Cyber Crime: How it Affects Your Business


The British Government have warned companies and businesses of ‘cyber crime’ and is now issuing advice on how to protect themselves from cyber threats reported the BBC. A conference took place at the Foreign Office in September and ministers and officials from the communications intelligence agency, GCHQ, will advise companies to use a more secure approach from now on.

Cyber crime is can cause a huge loss to companies and it is estimated that an amazing £21 billion is lost a year to cyber crime. Among those attacked include energy suppliers, broadcasters and banks. The victims of this modernised crime also shockingly include government departments and academic institutions.

A revealing survey in which was conducted by BAE Systems Detica suggested nearly 90 per cent of UK businesses were very confident over their companies.

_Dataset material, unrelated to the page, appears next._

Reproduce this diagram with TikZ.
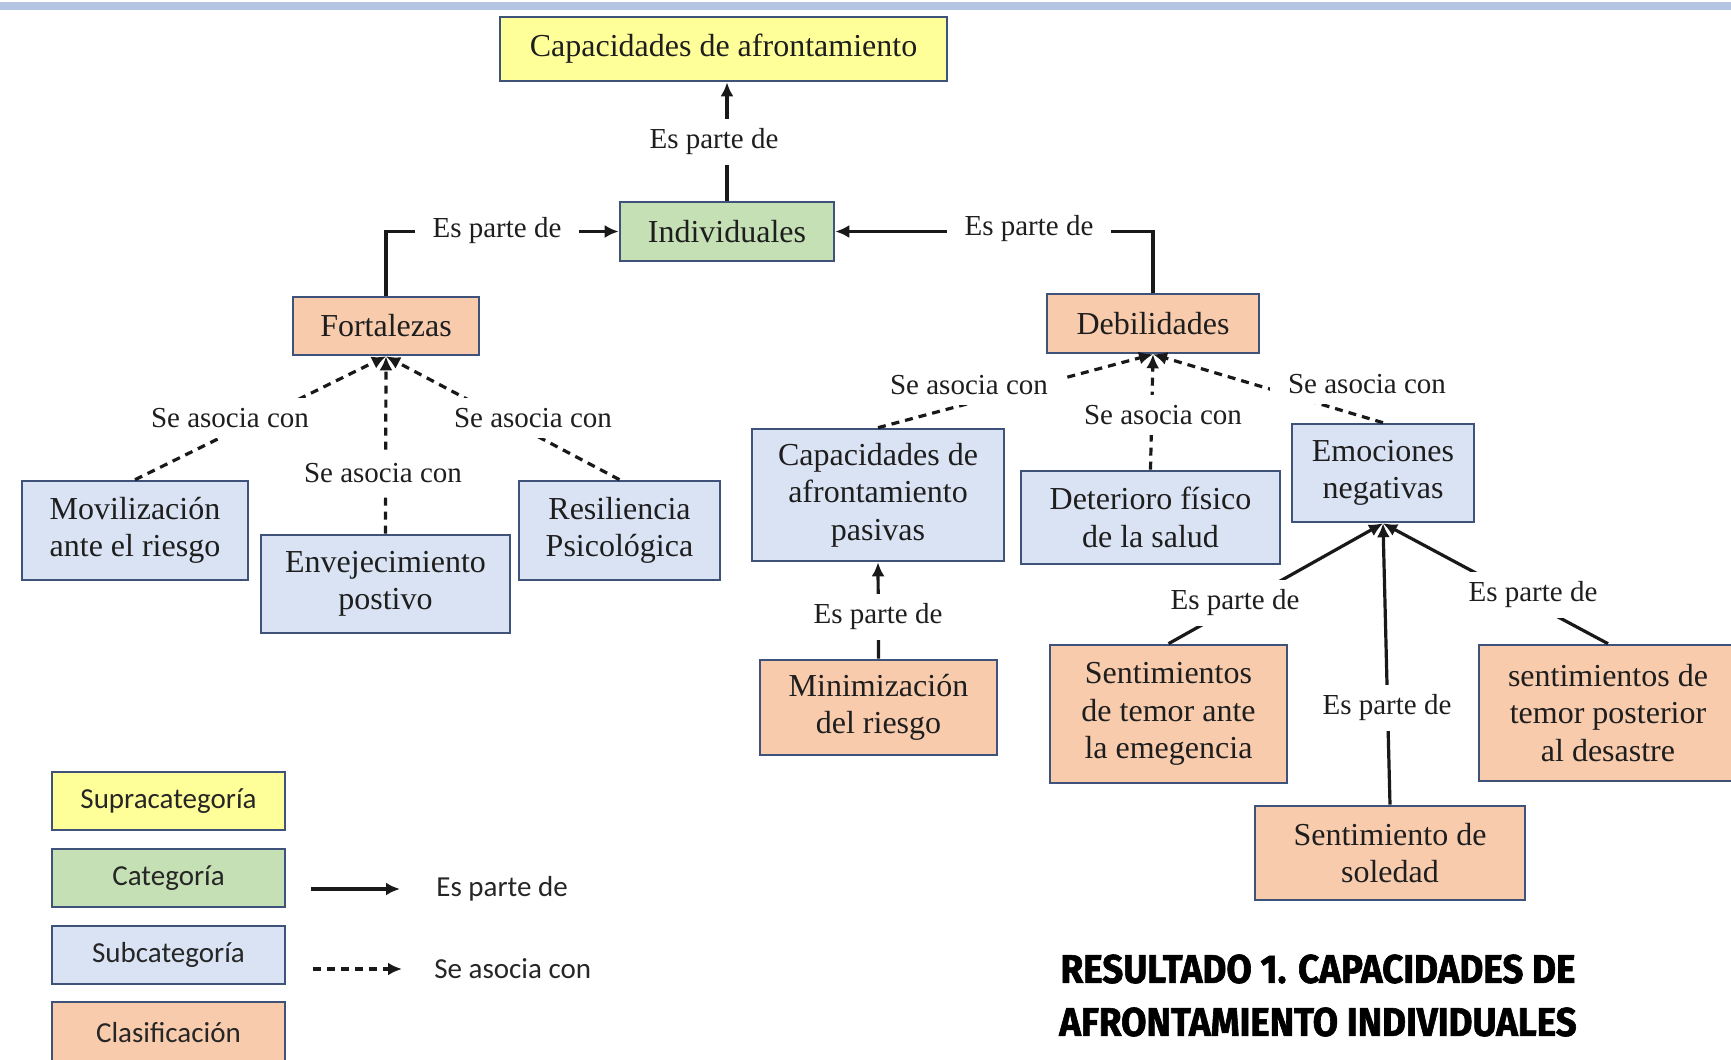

Despite this, the head of GCHQ will inform business leaders that this confidence put into their defence is misplaced with potentially major implications for the economy and customers trust in online services.

Lobain is set to ask members and chief executives or organisations how confident they are that their company’s most important information is safe from cyber threats and if they understand the consequences for the company’s reputation, share price or even if the organisation will even exist if it were to suffer from a security breach via cyber crime. The planned meeting will be addressed by William Hague, the foreign secretary and Vince Cable, the business secretary. The meeting is expecting to allow Lobain to explain past examples of how organisations have lost intellectual property and also millions of pounds because of such attacks through computing.

Back in June of 2011, the head of UK security agency MI5 stated that it was battling “astonishing” amounts of cyber attacks on the industry of the UK. Evans explained that internet "vulnerabilities" were being exploited by criminals as well as states.

Additionally, in September, intelligence agencies called for closer co-operation with companies operating in sectors that could help them identify cyber criminals and terrorists. British services GCHQ stated they were keen to hear from small and medium-sized firms that could provide them with the technology to deal with cyber threats.